Vedomosti  is circumspect on the four OSKs.  It maintains that no decision has been taken yet, and the possibility of creating them is being studied.  Interfaks was quick to claim they’ll be established before the end of the year.  Putting the West headquarters in Piter would track with the apparently continuing effort to relocate the Navy Main Staff to the country’s ‘northern capital.’

So, a little about what would happen if this idea were implemented . . . clear losers are the LenVO, SibVO, and PUrVO, which all disappear.  The VMF won’t like the idea and the VVS is perhaps more ambivalent since its air forces and air defense armies (AVVSPVOs) pretty much exist within the current MD structure anyway.  The East would have 14 active maneuver brigades instead of the DVO’s 10.  The West would have 9 instead of 6.  And the North might be created with 6 brigades.  Of course, the OSKs would also have greater territory to cover than the MDs.

In retrospect, new Ground Troops CINC General-Colonel Aleksandr Postnikov foreshadowed renewed talk of OSKs replacing MDs when he arrived in March mentioning the possibility of an MVO-LenVO merger.

Former Genshtab Chief Yuriy Baluyevskiy’s one-year experiment with an Eastern Regional Command at Ulan Ude headed by General-Lieutenant Nikolay Tkachev was euthanized by his successor, Nikolay Makarov, in October 2008.  Theoretically, it might have been one regional command alongside analogous western and southern structures.  Baluyevskiy’s initiative probably dated back to 2005 discussions about a new command structure in the RF Security Council.  But it’s not clear what kind of regional commands were considered.  Were they to overlay the MDs and fleets like the High Commands of Forces of late Soviet days or replace them in a more radical restructuring?

This winter, then Ground Troops CINC, Army General Boldyrev said that each MD would become an OSK, and the MD-OSK commander would have operational control over all military units on its territory–Navy, Air Forces, MVD Internal Troops (VV), etc.  Boldyrev said:

“The operational-strategic command is a military district.  Such is its function and standing.  The legal status of the OSK has been drafted, its approval is planned in the very near future, this will possibly happen before the end of this year.  The district commander has been declared the commander of the operational-strategic command.”
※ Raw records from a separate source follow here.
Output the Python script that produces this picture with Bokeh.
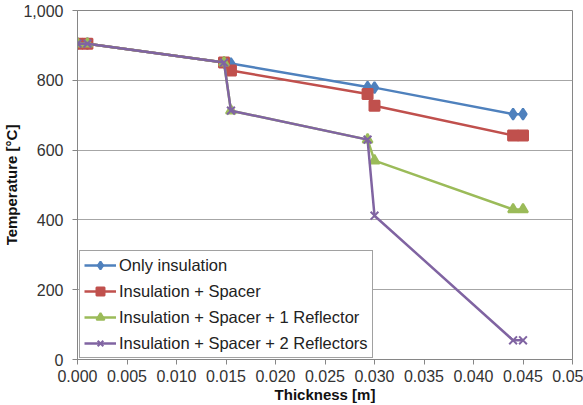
from bokeh.plotting import figure
from bokeh.models import Range1d, FixedTicker, NumeralTickFormatter, Legend
from bokeh.embed import file_html
from bokeh.resources import INLINE

# Data
thickness = [0.0, 0.001, 0.0148, 0.0155, 0.0293, 0.030, 0.044, 0.045]
only_insulation = [905, 905, 851, 848, 781, 779, 703, 703]
ins_spacer = [905, 905, 851, 828, 761, 727, 642, 642]
ins_spacer_1refl = [905, 905, 851, 713, 630, 570, 430, 430]
ins_spacer_2refl = [905, 905, 851, 713, 630, 412, 55, 55]

series_names = [
    "Only insulation",
    "Insulation + Spacer",
    "Insulation + Spacer + 1 Reflector",
    "Insulation + Spacer + 2 Reflectors",
]
x_ticks = [0.0, 0.005, 0.010, 0.015, 0.020, 0.025, 0.030, 0.035, 0.040, 0.045, 0.050]
y_ticks = [0, 200, 400, 600, 800, 1000]

colors = ["#4F81BD", "#C0504D", "#9BBB59", "#8064A2"]
markers = ["diamond", "square", "triangle", "x"]
sizes = [11, 10, 10, 11]

p = figure(width=583, height=405, output_backend="svg", toolbar_location=None,
           x_range=Range1d(0, 0.05), y_range=Range1d(0, 1000),
           min_border_left=73, min_border_right=11, min_border_top=10, min_border_bottom=46)

p.outline_line_color = "#868686"
p.outline_line_width = 1
p.background_fill_color = "white"
p.border_fill_color = "white"

p.xgrid.grid_line_color = None
p.ygrid.grid_line_color = "#A6A6A6"
p.ygrid.grid_line_width = 1

p.xaxis.ticker = FixedTicker(ticks=x_ticks)
p.yaxis.ticker = FixedTicker(ticks=y_ticks)
p.xaxis.formatter = NumeralTickFormatter(format="0.000")
p.yaxis.formatter = NumeralTickFormatter(format="0,0")
p.xaxis.major_label_overrides = {0.05: "0.05"}

for ax in (p.xaxis, p.yaxis):
    ax.axis_line_color = "#868686"
    ax.major_tick_line_color = "#868686"
    ax.minor_tick_line_color = None
    ax.major_tick_out = 5
    ax.major_tick_in = 0
    ax.major_label_text_font = "Liberation Sans"
    ax.major_label_text_font_size = "16px"
    ax.major_label_text_color = "#333333"
    ax.axis_label_text_font = "Liberation Sans"
    ax.axis_label_text_font_size = "15px"
    ax.axis_label_text_font_style = "bold"
    ax.axis_label_text_color = "#111111"

p.xaxis.axis_label = "Thickness [m]"
p.yaxis.axis_label = "Temperature [°C]"
p.xaxis.major_label_standoff = 5
p.xaxis.axis_label_standoff = 1
p.yaxis.major_label_standoff = 9
p.yaxis.axis_label_standoff = 0

all_series = [only_insulation, ins_spacer, ins_spacer_1refl, ins_spacer_2refl]
items = []
for name, ys, c, m, s in zip(series_names, all_series, colors, markers, sizes):
    r1 = p.line(thickness, ys, line_color=c, line_width=2.5)
    r2 = p.scatter(thickness, ys, marker=m, size=s, fill_color=c, line_color=c, line_width=2)
    items.append((name, [r1, r2]))

legend = Legend(items=items, location=(2, 1))
legend.label_text_font = "Liberation Sans"
legend.label_text_font_size = "16.5px"
legend.label_text_color = "#222222"
legend.glyph_width = 32
legend.glyph_height = 20
legend.label_height = 20
legend.label_standoff = 3
legend.spacing = 6
legend.padding = 4
legend.margin = 0
legend.border_line_color = "#444444"
legend.border_line_width = 1.5
legend.background_fill_color = "white"
legend.background_fill_alpha = 1
p.add_layout(legend, "center")

open("out.html", "w").write(file_html(p, INLINE))
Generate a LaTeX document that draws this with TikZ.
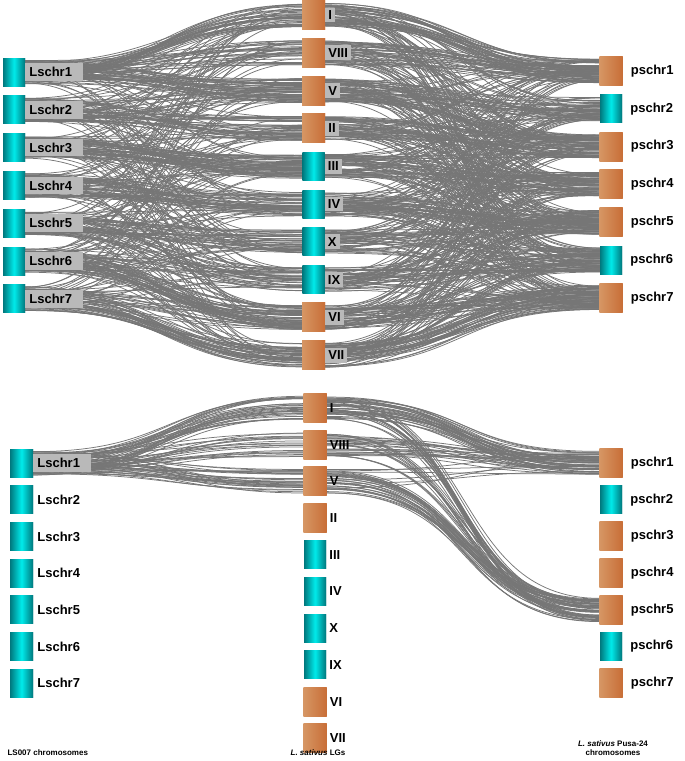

Nezavisimoye voyennoye obozreniye has been predicting the MD’s replacement for some time, writing in September last year: 

“. . . the leadership of the country and of the Armed Forces are returning to the idea that was proposed several years ago by former RF Armed Forces General Staff Chief, Army General Yuriy Baluyevskiy, who attempted to create Operational-Strategic Commands in theaters of operations, but not on the basis of individual districts, but rather by unifying several districts and fleets under the command of the OSK.” 

The MD is still more part of the administrative, training, and mobilization system for the paradigmatic ‘large-scale war’ of Soviet planning.  The OSK would have to become a combatant command for fighting regional or local wars here and now.  Consolidating three MDs and possibly downgrading fleet commands somewhat might save a few hundred senior officer positions.

As Vedomosti describes it, if the four OSKs actually stand up, they will include armed forces units, not other militarized forces like the VV or FSB Border Guards.  This isn’t surprising since these OSKs would be permanent, not just wartime, command structures. 

The control of strategic nuclear forces is always an issue in debating structures like the OSK.  Would OSK commanders really control and operate the RVSN, SSBNs, and long-range bombers on their territory?  If not, how would the OSK’s general purpose forces support strategic operations?  

Abolishing 6 MDs and especially 4 fleets and their long histories would be a politically daunting task, sure to raise lots of opposition in the ranks and among the publicly vocal ex-military.

Finally, it might be argued that the military has experienced near ‘permanent revolution’ over the last 18 months, and doesn’t need another major organizational innovation while the situation settles out from previous changes.

In any event, the replacement of MDs with OSKs still remains a rumor at this point.